Without the pictures, set down every line of the data exactly.

• Given material
>>>

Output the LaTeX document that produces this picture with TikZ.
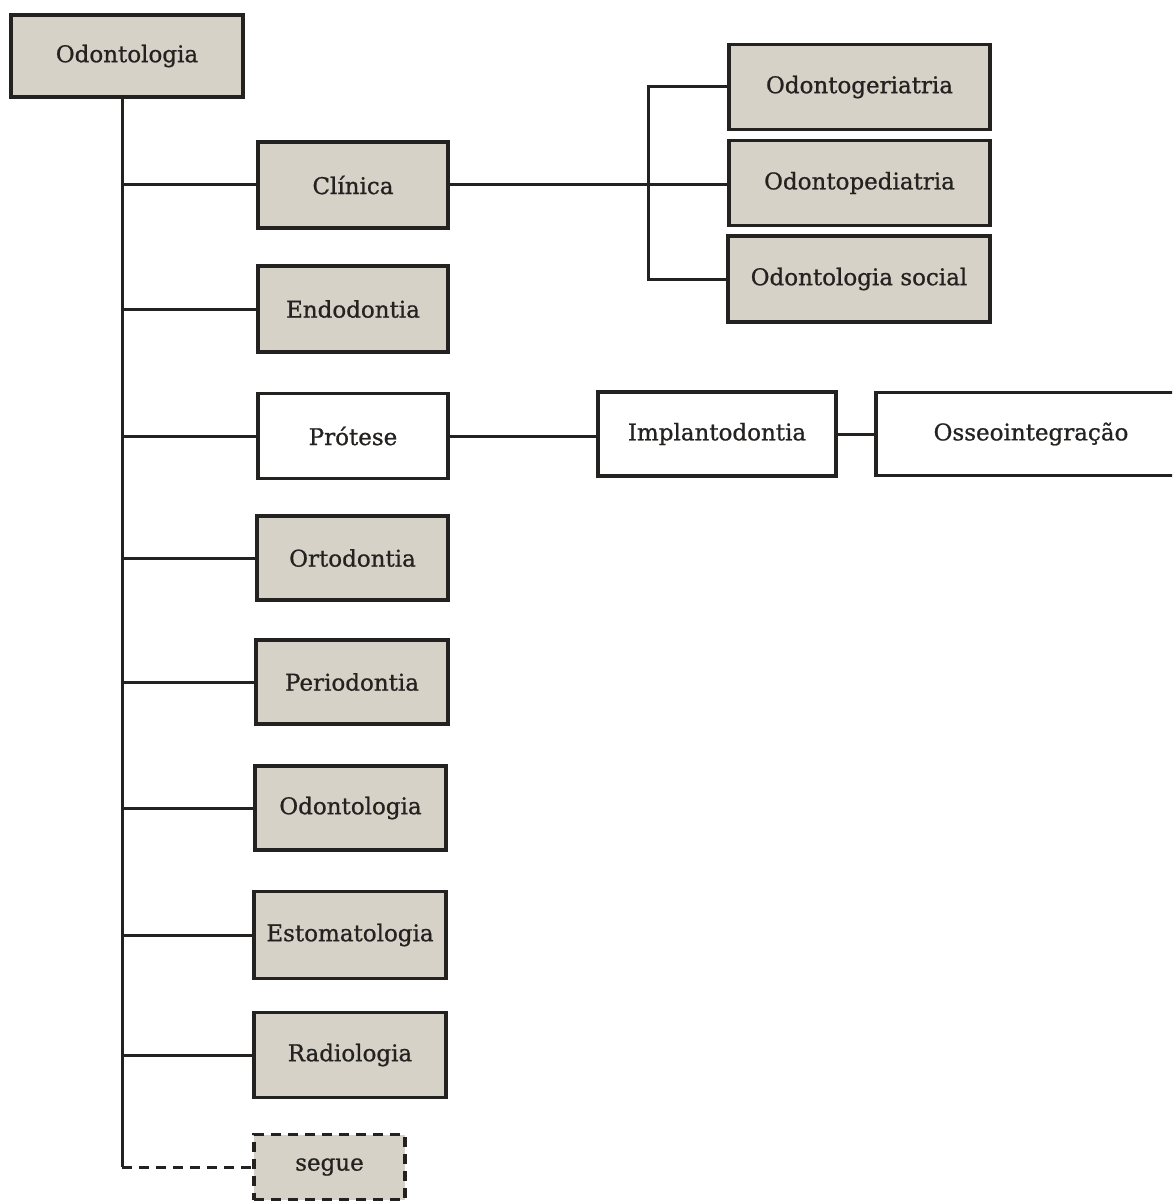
\documentclass[tikz,border=0pt]{standalone}
\usepackage{fontspec}
\setmainfont{DejaVu Serif}
\newfontfamily\boxfont[FakeBold=0.9]{DejaVu Serif}
\definecolor{boxgray}{RGB}{214,210,200}
\definecolor{inkc}{RGB}{36,34,32}
\begin{document}
\begin{tikzpicture}[x=1pt,y=-1pt,
  box/.style={draw=inkc, line width=3.2pt, fill=boxgray, inner sep=0pt,
    font=\boxfont\fontsize{23}{26}\selectfont, text=inkc},
  wbox/.style={box, fill=white},
  conn/.style={draw=inkc, line width=3pt}]
\fill[white] (0,0) rectangle (1172,1201);
\clip (0,0) rectangle (1172,1201);
% root
\node[box, minimum width=232pt, minimum height=82pt] (root) at (127,56) {Odontologia};
% left column
\node[box, minimum width=190pt, minimum height=86pt] (clin) at (353,185) {Clínica};
\node[box, minimum width=190pt, minimum height=86pt] (endo) at (353,309) {Endodontia};
\node[wbox, minimum width=190pt, minimum height=85pt] (prot) at (353,436) {Prótese};
\node[box, minimum width=191pt, minimum height=84pt] (orto) at (352.5,558) {Ortodontia};
\node[box, minimum width=192pt, minimum height=84pt] (peri) at (352,682) {Periodontia};
\node[box, minimum width=191pt, minimum height=84pt] (odo2) at (350.5,808) {Odontologia};
\node[box, minimum width=192pt, minimum height=87pt] (esto) at (350,935) {Estomatologia};
\node[box, minimum width=192pt, minimum height=85pt] (radi) at (350,1055) {Radiologia};
\node[box, dash pattern=on 10pt off 7pt, minimum width=151pt, minimum height=65pt] (segue) at (329.5,1167) {segue};
% right column
\node[box, minimum width=261pt, minimum height=85pt] (ger) at (859.5,87) {Odontogeriatria};
\node[box, minimum width=261pt, minimum height=85pt] (ped) at (859.5,183) {Odontopediatria};
\node[box, minimum width=262pt, minimum height=86pt] (soc) at (859,279) {Odontologia social};
\node[wbox, minimum width=238pt, minimum height=84pt] (impl) at (717,434) {Implantodontia};
\node[wbox, minimum width=310pt, minimum height=83pt] (osse) at (1031,434) {Osseointegração};
% trunk
\coordinate (tr) at (122,0);
\coordinate (br) at (648,0);
\draw[conn] (root.south -| tr) -- (tr |- segue.west);
\foreach \n in {clin,endo,prot,orto,peri,odo2,esto,radi}
  \draw[conn] (tr |- \n.west) -- (\n.west);
\draw[conn, dash pattern=on 10pt off 7pt] (tr |- segue.west) -- (segue.west);
% clinica branch
\draw[conn] (clin.east) -- (clin.east -| ped.west);
\draw[conn] (ger.west) -- (ger.west -| br) -- (soc.west -| br) -- (soc.west);
% protese chain
\draw[conn] (prot.east) -- (prot.east -| impl.west);
\draw[conn] (impl.east) -- (impl.east -| osse.west);
\end{tikzpicture}
\end{document}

<<<

• Exercise answer
Output the LaTeX document that produces this picture with TikZ.
\documentclass[tikz,border=0pt]{standalone}
\usepackage{fontspec}
\setmainfont{DejaVu Serif}
\newfontfamily\boxfont[FakeBold=0.9]{DejaVu Serif}
\definecolor{boxgray}{RGB}{214,210,200}
\definecolor{inkc}{RGB}{36,34,32}
\begin{document}
\begin{tikzpicture}[x=1pt,y=-1pt,
  box/.style={draw=inkc, line width=3.2pt, fill=boxgray, inner sep=0pt,
    font=\boxfont\fontsize{23}{26}\selectfont, text=inkc},
  wbox/.style={box, fill=white},
  conn/.style={draw=inkc, line width=3pt}]
\fill[white] (0,0) rectangle (1172,1201);
\clip (0,0) rectangle (1172,1201);
% root
\node[box, minimum width=232pt, minimum height=82pt] (root) at (127,56) {Odontologia};
% left column
\node[box, minimum width=190pt, minimum height=86pt] (clin) at (353,185) {Clínica};
\node[box, minimum width=190pt, minimum height=86pt] (endo) at (353,309) {Endodontia};
\node[wbox, minimum width=190pt, minimum height=85pt] (prot) at (353,436) {Prótese};
\node[box, minimum width=191pt, minimum height=84pt] (orto) at (352.5,558) {Ortodontia};
\node[box, minimum width=192pt, minimum height=84pt] (peri) at (352,682) {Periodontia};
\node[box, minimum width=191pt, minimum height=84pt] (odo2) at (350.5,808) {Odontologia};
\node[box, minimum width=192pt, minimum height=87pt] (esto) at (350,935) {Estomatologia};
\node[box, minimum width=192pt, minimum height=85pt] (radi) at (350,1055) {Radiologia};
\node[box, dash pattern=on 10pt off 7pt, minimum width=151pt, minimum height=65pt] (segue) at (329.5,1167) {segue};
% right column
\node[box, minimum width=261pt, minimum height=85pt] (ger) at (859.5,87) {Odontogeriatria};
\node[box, minimum width=261pt, minimum height=85pt] (ped) at (859.5,183) {Odontopediatria};
\node[box, minimum width=262pt, minimum height=86pt] (soc) at (859,279) {Odontologia social};
\node[wbox, minimum width=238pt, minimum height=84pt] (impl) at (717,434) {Implantodontia};
\node[wbox, minimum width=310pt, minimum height=83pt] (osse) at (1031,434) {Osseointegração};
% trunk
\coordinate (tr) at (122,0);
\coordinate (br) at (648,0);
\draw[conn] (root.south -| tr) -- (tr |- segue.west);
\foreach \n in {clin,endo,prot,orto,peri,odo2,esto,radi}
  \draw[conn] (tr |- \n.west) -- (\n.west);
\draw[conn, dash pattern=on 10pt off 7pt] (tr |- segue.west) -- (segue.west);
% clinica branch
\draw[conn] (clin.east) -- (clin.east -| ped.west);
\draw[conn] (ger.west) -- (ger.west -| br) -- (soc.west -| br) -- (soc.west);
% protese chain
\draw[conn] (prot.east) -- (prot.east -| impl.west);
\draw[conn] (impl.east) -- (impl.east -| osse.west);
\end{tikzpicture}
\end{document}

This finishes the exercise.